Evie Wyld runs Review, a small independent bookshop in Peckham, south London. Her first novel, After the Fire, a Still Small Voice, won the John Llewellyn Rhys Prize and a Betty Trask Award. In 2011 she was listed as one of the Culture Show’s Best New British Novelists. She was also short listed for the Orange Prize for New Writers and the International IMPAC Dublin Literary Award. She is included in Granta’s list of Best of Young British Novelists 2013. Her second novel All the Birds, Singing came out in June 2013 from Jonathan Cape.
Which book most influenced you when growing up?
Cloud Street by Tim Winton
Describe your writing space – what’s in it and why? And do you still sometimes write at the Royal Festival Hall?
These days it’s more often than not a chain cafe – somewhere where I don’t feel bad about taking up a seat on just one coffee. I have dreams of a lovely writing room, but it’s hard to write from home, you need to be more disciplined than me. I can’t find the space at the RFH anymore – I think everyone cottoned on that it was great and now there are toddler groups everywhere.
Who or what had the biggest impact on your writing life?
I think shyness had a large effect – listening rather than talking, and watching things closely.
The last couple of years have seen black clouds loom over independent bookshops. Are you optimistic for the future of Review?
Do you have a word or phrase that you most overuse?
I say ‘awesome’ far more than I’m happy with. I say ‘no worries’ a lot.
How long does it take you to write a novel?
Three and a half years so far.
Is there a book you were supposed to love but didn’t? Or one you expected to hate and fell for?
Yes – have always had a block with Austen – but I’m sure that just has to do with school. I’ve never started a book expecting to hate it.
How has your bookselling career aided your fiction?
Who knows! They are quite separate things to me.

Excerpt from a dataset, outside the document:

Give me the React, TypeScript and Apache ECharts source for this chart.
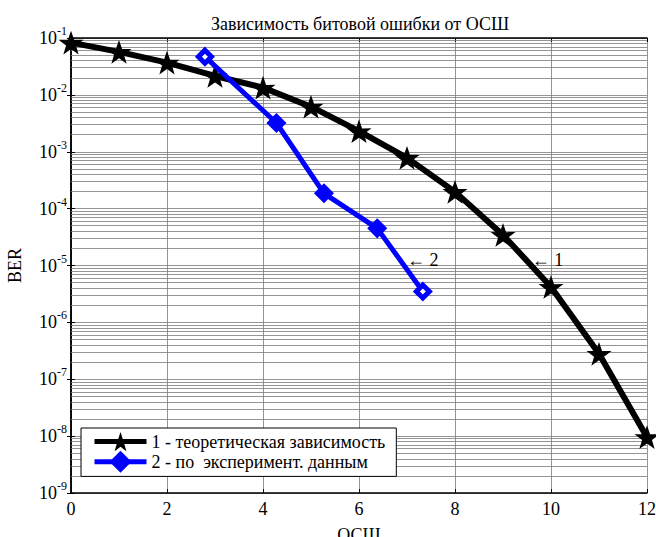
import React, { useEffect, useRef } from "react";
import * as echarts from "echarts";

const TITLE = "Зависимость битовой ошибки от ОСШ";
const X_NAME = "ОСШ";
const Y_NAME = "BER";

const SNR_THEORY = [0, 1, 2, 3, 4, 5, 6, 7, 8, 9, 10, 11, 12];
const BER_THEORY = [8.3e-2, 5.7e-2, 3.7e-2, 2.15e-2, 1.34e-2, 6.2e-3, 2.3e-3, 7.8e-4, 1.97e-4, 3.45e-5, 4.2e-6, 2.8e-7, 9.6e-9];

const SNR_EXP = [2.79, 4.28, 5.27, 6.38, 7.33];
const BER_EXP = [4.7e-2, 3.2e-3, 1.86e-4, 4.5e-5, 3.5e-6];

const SERIES_NAMES = ["1 - теоретическая зависимость", "2 - по  эксперимент. данным"];

const DECADE_EXPONENTS = [-9, -8, -7, -6, -5, -4, -3, -2];
const MINOR_MULTIPLIERS = [2, 3, 4, 5, 6, 7, 8, 9];

const ANNOTATIONS = [
  { text: "← 2", x: 7.0, y: 1.26e-5 },
  { text: "← 1", x: 9.6, y: 1.26e-5 },
];

const FONT = "Liberation Serif, Times New Roman, serif";
const STAR = "path://M50,0 L61.8,35.1 L98.1,34.5 L69.1,56.7 L79.4,91.5 L50,70.7 L20.6,91.5 L30.9,56.7 L1.9,34.5 L38.2,35.1 Z";

export default function App() {
  const ref = useRef<HTMLDivElement>(null);
  useEffect(() => {
    if (!ref.current) return;
    const chart = echarts.init(ref.current, undefined, { renderer: "svg" });
    const minorLines: any[] = [];
    DECADE_EXPONENTS.forEach((e) => {
      MINOR_MULTIPLIERS.forEach((m) => minorLines.push({ yAxis: m * Math.pow(10, e) }));
    });
    const gridColor = "#7a7a7a";
    const annLabel = (a: { text: string; x: number; y: number }) => ({
      coord: [a.x, a.y],
      label: { show: true, formatter: a.text, position: "right", distance: 0, fontFamily: FONT, fontSize: 18, color: "#000" },
    });
    const option: any = {
      animation: false,
      backgroundColor: "#fff",
      title: {
        text: TITLE,
        left: 355,
        top: 10,
        textAlign: "center",
        textStyle: { fontFamily: FONT, fontSize: 18, fontWeight: "normal", color: "#000" },
      },
      grid: { left: 71, top: 38, width: 576, height: 455, outerBoundsMode: "none", containLabel: false },
      legend: {
        left: 81,
        top: 428,
        orient: "vertical",
        itemWidth: 52,
        itemHeight: 24,
        itemGap: 0,
        padding: [4, 11, 4, 11],
        backgroundColor: "#fff",
        borderColor: "#000",
        borderWidth: 1,
        borderRadius: 0,
        lineStyle: { width: 5 },
        textStyle: { fontFamily: FONT, fontSize: 18, color: "#000" },
        data: SERIES_NAMES,
      },
      xAxis: [
        {
          type: "value",
          min: 0,
          max: 12,
          interval: 2,
          name: X_NAME,
          nameLocation: "middle",
          nameGap: 33,
          nameTextStyle: { fontFamily: FONT, fontSize: 18, color: "#000" },
          axisLine: { lineStyle: { color: "#000", width: 1.5 } },
          axisTick: { inside: true, length: 4, lineStyle: { color: "#000" } },
          axisLabel: { fontFamily: FONT, fontSize: 18, color: "#000", margin: 7 },
          splitLine: { show: true, lineStyle: { color: gridColor, width: 0.8 } },
        },
        {
          type: "value",
          position: "top",
          min: 0,
          max: 12,
          interval: 2,
          axisLine: { show: true, lineStyle: { color: "#000", width: 1.5 } },
          axisTick: { inside: true, length: 4, lineStyle: { color: "#000" } },
          axisLabel: { show: false },
          splitLine: { show: false },
        },
      ],
      yAxis: [
        {
          type: "log",
          logBase: 10,
          min: 1e-9,
          max: 1e-1,
          splitNumber: 8,
          name: Y_NAME,
          nameLocation: "middle",
          nameGap: 47,
          nameTextStyle: { fontFamily: FONT, fontSize: 18, color: "#000" },
          axisLine: { show: true, lineStyle: { color: "#000", width: 1.5 } },
          axisTick: { inside: true, length: 4, lineStyle: { color: "#000" } },
          axisLabel: {
            margin: 4,
            formatter: (v: number) => `{b|10}{s|${Math.round(Math.log10(v))}}`,
            rich: {
              b: { fontFamily: FONT, fontSize: 18, color: "#000" },
              s: { fontFamily: FONT, fontSize: 12, color: "#000", verticalAlign: "bottom", padding: [0, 0, 14, 0] },
            },
          },
          splitLine: { show: true, lineStyle: { color: gridColor, width: 0.8 } },
        },
        {
          type: "log",
          logBase: 10,
          min: 1e-9,
          max: 1e-1,
          splitNumber: 8,
          position: "right",
          axisLine: { show: true, lineStyle: { color: "#000", width: 1.5 } },
          axisTick: { inside: true, length: 4, lineStyle: { color: "#000" } },
          axisLabel: { show: false },
          splitLine: { show: false },
        },
      ],
      series: [
        {
          name: "minor-grid",
          type: "line",
          data: [],
          z: 1,
          silent: true,
          markLine: {
            silent: true,
            z: 1,
            symbol: "none",
            precision: 12,
            label: { show: false },
            lineStyle: { color: gridColor, width: 0.8, type: "solid" },
            data: minorLines,
          },
        },
        {
          name: SERIES_NAMES[0],
          type: "line",
          z: 3,
          data: SNR_THEORY.map((x, i) => [x, BER_THEORY[i]]),
          lineStyle: { color: "#000", width: 6 },
          itemStyle: { color: "#000" },
          symbol: STAR,
          symbolSize: 25,
          symbolKeepAspect: true,
          showAllSymbol: true,
          markPoint: { symbol: "circle", symbolSize: 0, data: [annLabel(ANNOTATIONS[1])] },
        },
        {
          name: SERIES_NAMES[1],
          type: "line",
          z: 4,
          data: SNR_EXP.map((x, i) => {
            const end = i === 0 || i === SNR_EXP.length - 1;
            return {
              value: [x, BER_EXP[i]],
              itemStyle: { color: end ? "#fff" : "#0000ff", borderColor: "#0000ff", borderWidth: 5 },
            };
          }),
          lineStyle: { color: "#0000ff", width: 5 },
          itemStyle: { color: "#0000ff", borderColor: "#0000ff", borderWidth: 5 },
          symbol: "diamond",
          symbolSize: 13,
          showAllSymbol: true,
          markPoint: { symbol: "circle", symbolSize: 0, data: [annLabel(ANNOTATIONS[0])] },
        },
      ],
    };
    chart.setOption(option);
    return () => chart.dispose();
  }, []);
  return <div ref={ref} style={{ position: "absolute", left: 0, top: 0, width: 656, height: 537 }} />;
}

Do you have a guilty reading pleasure?
Not a single one – I think that if reading something is pleasurable then it’s a well written thing. It takes a lot to write something that someone wants to read.
You’ve been compared to Ian McEwan, Tim Winton, Christos Tsiolkas and Peter Carey. Do you think your writing has a masculine quality?
I try as much as possible, to be a person. Perhaps this comes out in my writing, I hope so.
Which book has impressed you most this year?
The Gamal by Ciaran Collins
Will you write any more short stories?
I’m always writing short stories – I haven’t published a book of them, but I’m always writing them.
If you were a dog, would you be a whippet?
I’d like to be a lurcher – in reality I’d probably be more like a bullmastiff.